Data poisoning is only a concern during initial model training and not during fine-tuning or continual learning.

Fine-tuning pipelines, continual learning systems, and any process that incorporates new data into an existing model are equally susceptible to data poisoning. In some cases, these stages may present lower defenses and greater attacker access than initial training pipelines.

Best practices

Maintain a documented and auditable provenance record for all training data, including its origin, collection method, any transformations applied, and the identity of annotation contributors, so that suspect data can be traced and removed if a poisoning event is discovered.

Apply statistical anomaly detection and dataset auditing techniques, such as influence function analysis or clustering-based outlier detection, to identify samples that disproportionately affect model behavior before training is finalized.

Treat data pipelines as part of the software supply chain: apply integrity verification (such as cryptographic checksums) to datasets at ingestion, and enforce access controls and change logging on data storage and annotation tooling.

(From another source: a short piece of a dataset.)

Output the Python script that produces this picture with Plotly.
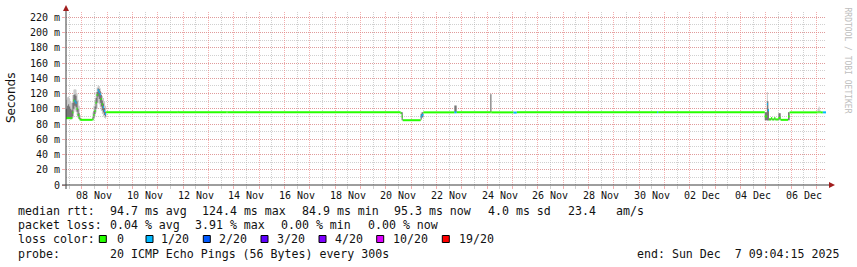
import pandas as pd
import plotly.graph_objects as go

# ---------------- data ----------------
START = pd.Timestamp("2025-11-07 09:04:15")
SPAN_DAYS = 30

# hours after START at which a new consolidated value begins
hours = [0, 1, 2, 3, 4, 5, 6, 7, 8, 9, 10, 11, 12, 13, 14,
         25, 26, 27, 28, 29, 30, 31, 32, 33, 34, 35, 36, 37, 38,
         106, 107, 152, 153,
         317, 318, 319, 336, 337, 338.5,
         368, 370, 402, 403, 424, 427, 560, 561,
         662, 664, 665, 666, 668, 669, 671, 672, 675, 677, 684, 685.5,
         712, 713, 714, 715, 717, 720]
median_ms = [88, 88, 88, 88, 87.5, 88, 95, 111, 110, 108, 100, 92, 88, 85.5, 85.5,
             86, 92, 97, 108, 118, 124.4, 122, 119, 113, 106, 102, 97, 93, 95.3,
             95.3, 95.3, 95.3, 95.3,
             94, 90, 85, 90, 92, 95.3,
             95.3, 95.3, 95.3, 95.3, 95, 95.3, 95.3, 95.3,
             90, 106, 98, 86, 88, 86, 88, 86, 88, 85.5, 90, 95.3,
             95.3, 95.3, 95.3, 95.3, 95.3, 95.3]
loss = [0, 0, 0, 0, 0, 0, 0, 0, 1, 1, 0, 0, 0, 0, 0,
        0, 0, 0, 0, 0, 1, 1, 1, 0, 0, 1, 1, 1, 0,
        0, 0, 0, 0,
        0, 0, 0, 1, 1, 0,
        1, 0, 0, 0, 1, 0, 1, 0,
        0, 1, 1, 0, 0, 0, 0, 0, 0, 0, 0, 0,
        0, 0, 0, 0, 1, 1]
smoke_lo = [86, 86, 86, 86, 86, 86, 88, 95, 98, 96, 92, 88, 86, 85, 85,
            85, 86, 90, 95, 100, 108, 106, 102, 97, 93, 90, 88, 87, 95.3,
            95.3, 95.3, 95.3, 95.3,
            93, 85, 84.9, 85, 88, 95.3,
            95, 95.3, 95.3, 95.3, 95, 95.3, 95.3, 95.3,
            85, 84, 84, 85, 85, 85, 85, 85, 85, 85, 85, 95.3,
            95.3, 95.3, 95.3, 95.3, 95.3, 95.3]
smoke_hi = [112, 115, 116, 113, 110, 108, 118, 125, 126, 125, 120, 112, 104, 92, 86.5,
            95, 104, 112, 122, 128, 131, 130, 127, 122, 117, 114, 110, 104, 95.3,
            97.5, 95.3, 97, 95.3,
            96, 95.5, 85.5, 95, 95.5, 95.3,
            105, 95.3, 120, 95.3, 96, 95.3, 96, 95.3,
            95.3, 122, 110, 88, 89, 87, 89, 87, 94, 86.5, 95.3, 95.3,
            100, 103, 98, 95.3, 95.3, 95.3]
core_lo = [87, 87, 87, 87, 87, 87, 90, 100, 104, 102, 96, 90, 87, 85.2, 85.5,
           85.5, 88, 93, 100, 108, 116, 113, 108, 103, 98, 95, 92, 90, 95.3,
           95.3, 95.3, 95.3, 95.3,
           93.5, 85, 84.9, 86, 89, 95.3,
           95, 95.3, 95.3, 95.3, 95, 95.3, 95.3, 95.3,
           85, 85, 85, 85.5, 86, 85.5, 86, 85.5, 86, 85.2, 85, 95.3,
           95.3, 95.3, 95.3, 95.3, 95.3, 95.3]
core_hi = [100, 104, 106, 103, 100, 98, 108, 118, 119, 117, 110, 100, 94, 88, 85.5,
           89, 97, 103, 114, 122, 127, 126, 123, 118, 111, 107, 101, 96, 95.3,
           95.3, 95.3, 95.3, 95.3,
           95.3, 95.3, 85.2, 93, 95.3, 95.3,
           104, 95.3, 119, 95.3, 95.5, 95.3, 95.3, 95.3,
           95.3, 110, 100, 87, 88, 86.5, 88, 86.5, 94, 86, 95.3, 95.3,
           95.3, 95.3, 95.3, 95.3, 95.3, 95.3]

y_tickvals = [0, 20, 40, 60, 80, 100, 120, 140, 160, 180, 200, 220]
y_ticktext = ["0", "20 m", "40 m", "60 m", "80 m", "100 m", "120 m", "140 m",
              "160 m", "180 m", "200 m", "220 m"]
x_labels = ["08 Nov", "10 Nov", "12 Nov", "14 Nov", "16 Nov", "18 Nov", "20 Nov",
            "22 Nov", "24 Nov", "26 Nov", "28 Nov", "30 Nov", "02 Dec", "04 Dec", "06 Dec"]
x_label_dates = ["2025-11-08", "2025-11-10", "2025-11-12", "2025-11-14", "2025-11-16",
                 "2025-11-18", "2025-11-20", "2025-11-22", "2025-11-24", "2025-11-26",
                 "2025-11-28", "2025-11-30", "2025-12-02", "2025-12-04", "2025-12-06"]

loss_levels = ["0", "1/20", "2/20", "3/20", "4/20", "10/20", "19/20"]
loss_colors = ["#26ff00", "#00b8ff", "#0059ff", "#5e00ff", "#7e00ff", "#dd00ff", "#ff0000"]

stats_rtt = ["94.7 ms avg", "124.4 ms max", "84.9 ms min", "95.3 ms now", "4.0 ms sd", "23.4", "am/s"]
stats_loss = ["0.04 % avg", "3.91 % max", "0.00 % min", "0.00 % now"]
probe_text = "20 ICMP Echo Pings (56 Bytes) every 300s"
end_text = "end: Sun Dec  7 09:04:15 2025"

# ---------------- figure ----------------
W, H = 857, 267
L, R, T, B = 66, 31, 12, 82
PW, PH = W - L - R, H - T - B

END = START + pd.Timedelta(days=SPAN_DAYS)
times = [START + pd.Timedelta(hours=h) for h in hours]

MONO = "DejaVu Sans Mono"
MAJOR = "rgba(235,120,120,0.6)"
MINOR = "rgba(170,170,170,0.55)"

fig = go.Figure()


def step_band(lo, hi):
    """Closed step-shaped outline between lo and hi (each value held until next time)."""
    xs, ys = [], []
    n = len(times)
    for k in range(n - 1):
        xs += [times[k], times[k + 1]]
        ys += [hi[k], hi[k]]
    for k in range(n - 2, -1, -1):
        xs += [times[k + 1], times[k]]
        ys += [lo[k], lo[k]]
    return xs, ys


# smoke: outer (light) and core (dark)
for lo, hi, col in [(smoke_lo, smoke_hi, "#cbcbcb"), (core_lo, core_hi, "#777777")]:
    bx, by = step_band(lo, hi)
    fig.add_trace(go.Scatter(x=bx, y=by, mode="lines", fill="toself", fillcolor=col,
                             line=dict(width=0, color=col, simplify=False),
                             hoverinfo="skip", showlegend=False))

# median line: horizontal step segments only, coloured by loss
for level in range(len(loss_colors)):
    xs, ys = [], []
    for k in range(len(hours) - 1):
        if loss[k] == level:
            xs += [times[k], times[k + 1], None]
            ys += [median_ms[k], median_ms[k], None]
    if xs:
        fig.add_trace(go.Scatter(x=xs, y=ys, mode="lines",
                                 line=dict(color=loss_colors[level], width=2, simplify=False),
                                 hoverinfo="skip", showlegend=False))

midnights = pd.date_range(START.normalize() + pd.Timedelta(days=1), END, freq="D")
noons = pd.date_range(START.normalize() + pd.Timedelta(hours=12), END, freq="D")

fig.update_layout(
    width=W, height=H, margin=dict(l=L, r=R, t=T, b=B),
    paper_bgcolor="white", plot_bgcolor="white",
    font=dict(family=MONO, size=10, color="#111"),
    showlegend=False,
    xaxis=dict(type="date", range=[START, END], tickvals=list(midnights),
               ticktext=[""] * len(midnights), showticklabels=False,
               showgrid=True, gridcolor=MAJOR, griddash="1px,1px", gridwidth=1,
               ticks="outside", ticklen=3, tickcolor=MAJOR,
               minor=dict(tickvals=list(noons), showgrid=True, gridcolor=MINOR,
                          griddash="1px,1px", ticks="outside", ticklen=3, tickcolor=MINOR),
               showline=False, zeroline=False, fixedrange=True),
    yaxis=dict(range=[0, 227], tickvals=y_tickvals, ticktext=y_ticktext,
               showgrid=True, gridcolor=MAJOR, griddash="1px,1px", gridwidth=1,
               ticks="outside", ticklen=3, tickcolor=MAJOR,
               tickfont=dict(family=MONO, size=10, color="#111"),
               minor=dict(dtick=10, tick0=0, showgrid=True, gridcolor=MINOR, griddash="1px,1px"),
               showline=False, zeroline=False, fixedrange=True),
)


def px(x):
    return (x - L) / PW


def py(y):
    return (T + PH - y) / PH


# x-axis labels centred at noon
for lab, d in zip(x_labels, x_label_dates):
    fig.add_annotation(x=pd.Timestamp(d) + pd.Timedelta(hours=12), xref="x", y=0, yref="paper",
                       yanchor="middle", yshift=-10, text=lab, showarrow=False,
                       font=dict(family=MONO, size=10, color="#111"))

# axes lines and arrows
AX = "#3c3c3c"
AR = "#a11d1d"
fig.add_shape(type="line", xref="paper", xsizemode="pixel", xanchor=0, x0=-4, x1=PW + 5,
              yref="paper", y0=0, y1=0, line=dict(color=AX, width=1))
fig.add_shape(type="line", yref="paper", ysizemode="pixel", yanchor=0, y0=-4, y1=PH + 5,
              xref="paper", x0=0, x1=0, line=dict(color=AX, width=1))
fig.add_shape(type="path", xref="paper", xsizemode="pixel", xanchor=0,
              yref="paper", ysizemode="pixel", yanchor=0,
              path=f"M -3 {PH+1} L 3 {PH+1} L 0 {PH+7} Z", fillcolor=AR, line=dict(width=0))
fig.add_shape(type="path", xref="paper", xsizemode="pixel", xanchor=0,
              yref="paper", ysizemode="pixel", yanchor=0,
              path=f"M {PW+3} -3 L {PW+3} 3 L {PW+9} 0 Z", fillcolor=AR, line=dict(width=0))

# y title
fig.add_annotation(x=px(11), y=py(98), xref="paper", yref="paper", text="Seconds",
                   textangle=-90, showarrow=False, xanchor="center", yanchor="middle",
                   font=dict(family="DejaVu Sans", size=12, color="#111"))

# watermark
fig.add_annotation(x=px(846.5), y=py(60), xref="paper", yref="paper",
                   text="RRDTOOL / TOBI OETIKER", textangle=90, showarrow=False,
                   xanchor="center", yanchor="middle",
                   font=dict(family=MONO, size=8, color="#bdbdbd"))

LF = 11.6


def txt(x, y, s, anchor="left"):
    fig.add_annotation(x=px(x), y=py(y), xref="paper", yref="paper", text=s,
                       xanchor=anchor, yanchor="middle", showarrow=False,
                       font=dict(family=MONO, size=LF, color="#111"))


rows = [211, 225.3, 239.3, 253.5]
txt(16, rows[0], "median rtt:")
for s, x in zip(stats_rtt, [107.7, 200, 300, 392, 485.7, 565.7, 614.3]):
    txt(x, rows[0], s)
txt(16, rows[1], "packet loss:")
for s, x in zip(stats_loss, [107.7, 193.3, 279.3, 365.7]):
    txt(x, rows[1], s)
txt(16, rows[2], "loss color:")
for s, c, sx, tx in zip(loss_levels, loss_colors,
                        [99.3, 146, 203.3, 261, 319, 376.7, 442.3],
                        [115, 159.3, 217.3, 275, 333.3, 390.7, 457.3]):
    fig.add_shape(type="rect", xref="paper", yref="paper",
                  x0=px(sx), x1=px(sx + 7), y0=py(242.5), y1=py(235.5),
                  fillcolor=c, line=dict(color="black", width=1))
    txt(tx, rows[2], s)
txt(16, rows[3], "probe:")
txt(107.7, rows[3], probe_text)
txt(841, rows[3], end_text, anchor="right")

fig.write_html("out.html", config={"displayModeBar": False})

Supplement standard accuracy evaluation with targeted behavioral testing, including evaluation on rare or adversarially constructed inputs, to increase the likelihood of detecting backdoor triggers or targeted misclassification introduced through poisoning.

Implement monitoring of model outputs in production to detect distributional shifts or anomalous prediction patterns that may indicate poisoning effects manifesting at inference time, since static evaluation alone may not surface targeted attacks.

When using third-party or crowd-sourced datasets, conduct a formal risk assessment of the data supply chain and apply proportionally stronger validation controls, such as manual review sampling or redundant annotation, for higher-risk data sources.